** Start **
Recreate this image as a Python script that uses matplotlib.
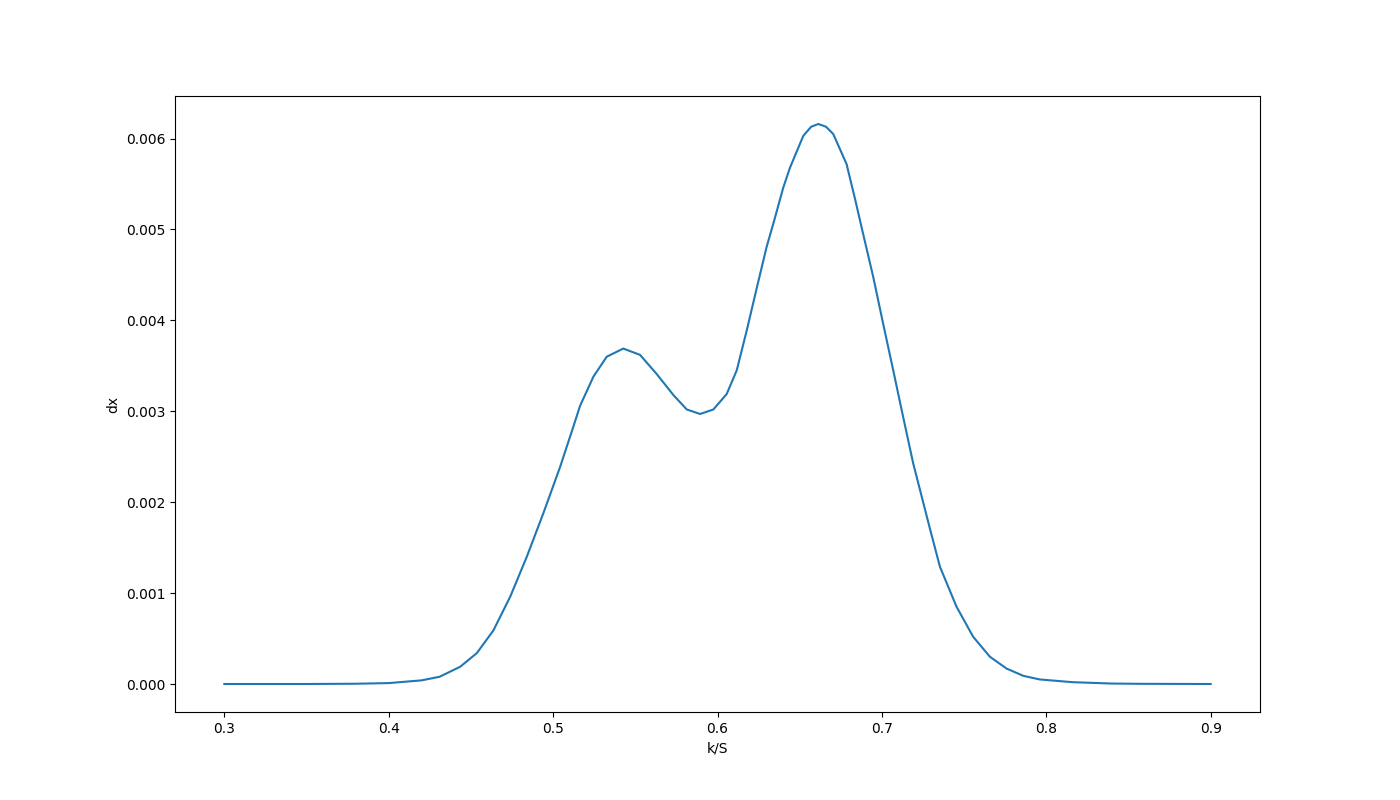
import matplotlib
matplotlib.use('Agg')
import matplotlib.pyplot as plt

# values
k_over_S = [0.300, 0.350, 0.380, 0.400, 0.420, 0.431, 0.4435, 0.4536, 0.4637, 0.4739,
            0.4840, 0.4941, 0.5043, 0.5123, 0.5164, 0.5245, 0.5326, 0.5427, 0.5529, 0.5630,
            0.5731, 0.5813, 0.5894, 0.5975, 0.6056, 0.6117, 0.6178, 0.6238, 0.6299, 0.6339,
            0.6400, 0.6441, 0.6522, 0.6570, 0.6613, 0.6660, 0.6704, 0.6785, 0.6836, 0.6886,
            0.6947, 0.7008, 0.7069, 0.7129, 0.7190, 0.7292, 0.7353, 0.7454, 0.7555, 0.7657,
            0.7758, 0.786, 0.796, 0.816, 0.840, 0.857, 0.900]
dx = [0.0, 0.0, 0.000003, 0.00001, 0.00004, 0.00008, 0.00019, 0.00034, 0.00059, 0.00096,
      0.00140, 0.00188, 0.00239, 0.00283, 0.00306, 0.00338, 0.00360, 0.00369, 0.00362, 0.00341,
      0.00318, 0.00302, 0.00297, 0.00302, 0.00319, 0.00345, 0.00389, 0.00435, 0.00481, 0.00506,
      0.00546, 0.00568, 0.00603, 0.00613, 0.00616, 0.00613, 0.00605, 0.00572, 0.00534, 0.00495,
      0.00448, 0.00396, 0.00345, 0.00294, 0.00243, 0.00171, 0.00129, 0.00085, 0.00052, 0.00030,
      0.00017, 0.00009, 0.00005, 0.00002, 0.000005, 0.000002, 0.0]

fig = plt.figure(figsize=(14, 8), dpi=100)
ax = fig.add_subplot(111)
ax.plot(k_over_S, dx)
ax.set_xlabel('k/S')
ax.set_ylabel('dx')
fig.savefig('out.png')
** End **
Short task:
Exactly as they appear, print the lines of the listing above from its first line through the line that contains "0.00017, 0.00009, 0.00005, 0.00002, 0.000005, 0.000002, 0.0]", minus the pictures.

The completed task:
Recreate this image as a Python script that uses matplotlib.
import matplotlib
matplotlib.use('Agg')
import matplotlib.pyplot as plt

# values
k_over_S = [0.300, 0.350, 0.380, 0.400, 0.420, 0.431, 0.4435, 0.4536, 0.4637, 0.4739,
            0.4840, 0.4941, 0.5043, 0.5123, 0.5164, 0.5245, 0.5326, 0.5427, 0.5529, 0.5630,
            0.5731, 0.5813, 0.5894, 0.5975, 0.6056, 0.6117, 0.6178, 0.6238, 0.6299, 0.6339,
            0.6400, 0.6441, 0.6522, 0.6570, 0.6613, 0.6660, 0.6704, 0.6785, 0.6836, 0.6886,
            0.6947, 0.7008, 0.7069, 0.7129, 0.7190, 0.7292, 0.7353, 0.7454, 0.7555, 0.7657,
            0.7758, 0.786, 0.796, 0.816, 0.840, 0.857, 0.900]
dx = [0.0, 0.0, 0.000003, 0.00001, 0.00004, 0.00008, 0.00019, 0.00034, 0.00059, 0.00096,
      0.00140, 0.00188, 0.00239, 0.00283, 0.00306, 0.00338, 0.00360, 0.00369, 0.00362, 0.00341,
      0.00318, 0.00302, 0.00297, 0.00302, 0.00319, 0.00345, 0.00389, 0.00435, 0.00481, 0.00506,
      0.00546, 0.00568, 0.00603, 0.00613, 0.00616, 0.00613, 0.00605, 0.00572, 0.00534, 0.00495,
      0.00448, 0.00396, 0.00345, 0.00294, 0.00243, 0.00171, 0.00129, 0.00085, 0.00052, 0.00030,
      0.00017, 0.00009, 0.00005, 0.00002, 0.000005, 0.000002, 0.0]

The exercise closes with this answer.